L’articolo di Guido Bodrato ( CLICCA QUI )sul dibattito intorno alla legge elettorale appare illuminante sotto molteplici punti di vista. In particolare ci ricorda il nesso che intercorre fra la qualità della democrazia e dei partiti e le leggi elettorali.
L’introduzione del maggioritario è avvenuto in una fase della storia della Repubblica, in cui si stava aprendo una profonda crisi della rappresentanza. Una crisi che il maggioritario ha contribuito ad aggravare, aumentando la distanza fra partiti e cittadini, e in tal modo, osserva Bodrato, favorendo l’ascesa dei populismi e dei sovranismi.
Infatti è dall’inizio degli anni ’90 che si assiste a un dibattito miope sulle leggi elettorali, piegato alle convenienze delle maggioranze del momento, senza tenere in debito conto le conseguenze a lungo termine. In questo errore, nel passaggio fra la Prima e la Seconda Repubblica cadde anche la sinistra, illudendosi di poter usare il maggioritario come una pistola puntata alla tempia del “centro”, e soprattutto sottovalutando quale si sarebbe rivelato essere alla prova dei fatti l’effetto principale del maggioritario. Non quello descritto da politologi e costituzionalisti, la democrazia dell’alternanza, la governabilità intesa superficialmente come mera conseguenza del computo dei seggi. No, l’effetto pratico dei sistemi maggioritari in una fase storica caratterizzata dal predominio della finanza sull’economia e dell’economia sulla politica, si è rivelato esser quello di una patologica omologazione del sistema politico e di una conseguente pugnalata al cuore della rappresentanza.
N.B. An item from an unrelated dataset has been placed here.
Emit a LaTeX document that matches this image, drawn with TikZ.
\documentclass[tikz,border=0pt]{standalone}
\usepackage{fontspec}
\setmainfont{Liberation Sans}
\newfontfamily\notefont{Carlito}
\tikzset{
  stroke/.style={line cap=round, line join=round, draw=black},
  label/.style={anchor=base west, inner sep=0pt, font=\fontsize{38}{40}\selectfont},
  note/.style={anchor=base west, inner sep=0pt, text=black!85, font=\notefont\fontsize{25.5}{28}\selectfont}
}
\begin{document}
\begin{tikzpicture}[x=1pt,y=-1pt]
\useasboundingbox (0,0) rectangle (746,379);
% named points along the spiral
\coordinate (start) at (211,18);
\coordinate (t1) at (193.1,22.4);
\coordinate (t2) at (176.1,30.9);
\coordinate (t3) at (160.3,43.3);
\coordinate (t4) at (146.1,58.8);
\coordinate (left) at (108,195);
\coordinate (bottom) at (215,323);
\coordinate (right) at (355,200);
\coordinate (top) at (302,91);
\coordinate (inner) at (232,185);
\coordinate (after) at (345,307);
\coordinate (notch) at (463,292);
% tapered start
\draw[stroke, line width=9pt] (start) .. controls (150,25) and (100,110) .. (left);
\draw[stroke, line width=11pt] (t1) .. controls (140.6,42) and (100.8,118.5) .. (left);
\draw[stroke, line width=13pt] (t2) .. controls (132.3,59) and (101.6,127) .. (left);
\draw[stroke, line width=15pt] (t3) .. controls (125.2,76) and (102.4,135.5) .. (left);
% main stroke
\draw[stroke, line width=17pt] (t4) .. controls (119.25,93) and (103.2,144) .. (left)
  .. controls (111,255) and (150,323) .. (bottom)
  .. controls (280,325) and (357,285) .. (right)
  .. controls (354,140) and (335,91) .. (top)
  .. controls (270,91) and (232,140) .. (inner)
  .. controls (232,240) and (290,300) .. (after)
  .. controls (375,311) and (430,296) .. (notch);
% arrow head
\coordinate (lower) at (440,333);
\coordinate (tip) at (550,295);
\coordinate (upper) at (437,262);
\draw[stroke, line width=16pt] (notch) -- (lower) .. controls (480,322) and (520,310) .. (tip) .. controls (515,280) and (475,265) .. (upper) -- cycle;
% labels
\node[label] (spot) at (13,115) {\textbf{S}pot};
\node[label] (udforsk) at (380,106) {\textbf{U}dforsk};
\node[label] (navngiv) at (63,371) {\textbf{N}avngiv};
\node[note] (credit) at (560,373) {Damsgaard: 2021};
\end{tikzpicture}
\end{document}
Un tale sistema non ha retto alla crisi finanziaria globale del 2008, e nemmeno ad una sistematica ed abnorme crescita della concentrazione della ricchezza in mano a un gruppo incredibilmente ristretto di soggetti a scapito del lavoro, delle famiglie, della ricchezza delle comunità e degli Stati. Su questi scogli è naufragato anno dopo anno il progetto di poter creare artificialmente un bipolarismo addomesticato, nel quale entrambi i poli non mettessero in discussione il primato della finanza sulla politica.
E così ecco crescere rapidamente i populismi. Quando si cerca di mettere il bavaglio alla democrazia, costringendo i cittadini a sceglie fra due schieramenti, entrambi allineati agli interessi dei medesimi grandi poteri economici e finanziari, si finisce per provocare la loro ribellione nelle urne. Quello che è successo in Italia è successo nel contempo, pur con peculiarità diverse, in Francia, nel Regno Unito, negli Stati Uniti.
Tali fatti dovrebbero insegnarci quantomeno che adesso lo schieramento maggioritario in parlamento in favore del ritorno al proporzionale, non è tale per le stesse ragioni. Un conto sono le ragioni magistralmente indicate da Bodrato, trasparenti, culturalmente e storicamente fondate, le ragioni per cui i Popolari sostengono il sistema proporzionale.
Altra cosa, e ben diversa, sono le motivazioni di molti altri settori di tale fronte. In particolare l’improvvisa conversione proporzionalista dell’ala liberal della sinistra, quella contigua ai poteri economici e finanziari internazionali, sembra piuttosto tradire un estremo tentativo di mantenere lo status quo, cercando di cambiare le regole elettorali affinché nulla cambi.
Temo si tratti di un errore madornale. Senza un chiaro e deciso cambio di rotta delle politiche economiche e sociali, senza voler perseguire il superamento dell’ordoliberismo che nuoce all’economia e che disgrega l’Europa, la recente bocciatura da parte della Corte Costituzionale del referendum di Salvini inevitabilmente si rivelerà una vittoria di Pirro per tutte le forze che lo vogliono contrastare, a cominciare dal centrosinistra.
Scommettere sul proporzionale, non per convinzione come fanno i Popolari, ma solo per convenienza, per proseguire con politiche che danneggiano pesantemente il ceto medio, è un controsenso storico e istituzionale. Il proporzionale è nato per far contare i ceti popolari, per consentire alla classe media di esercitare, attraverso i partiti, un ruolo politico centrale. Pensare di poterlo utilizzare per affermare gli interessi dei pochi, dei pochissimi, contro i più, creando una palude politica di immobilismo e di indecisione in un momento in cui servono con assoluta urgenza scelte strategiche e di respiro storico paragonabili a quelle del 18 aprile del 1948, per realizzare in tempi certi un’unità europea che altrimenti rischierà di non esser possibile più avanti, potrebbe rivelarsi un azzardo di cui stentiamo a valutare le dimensioni.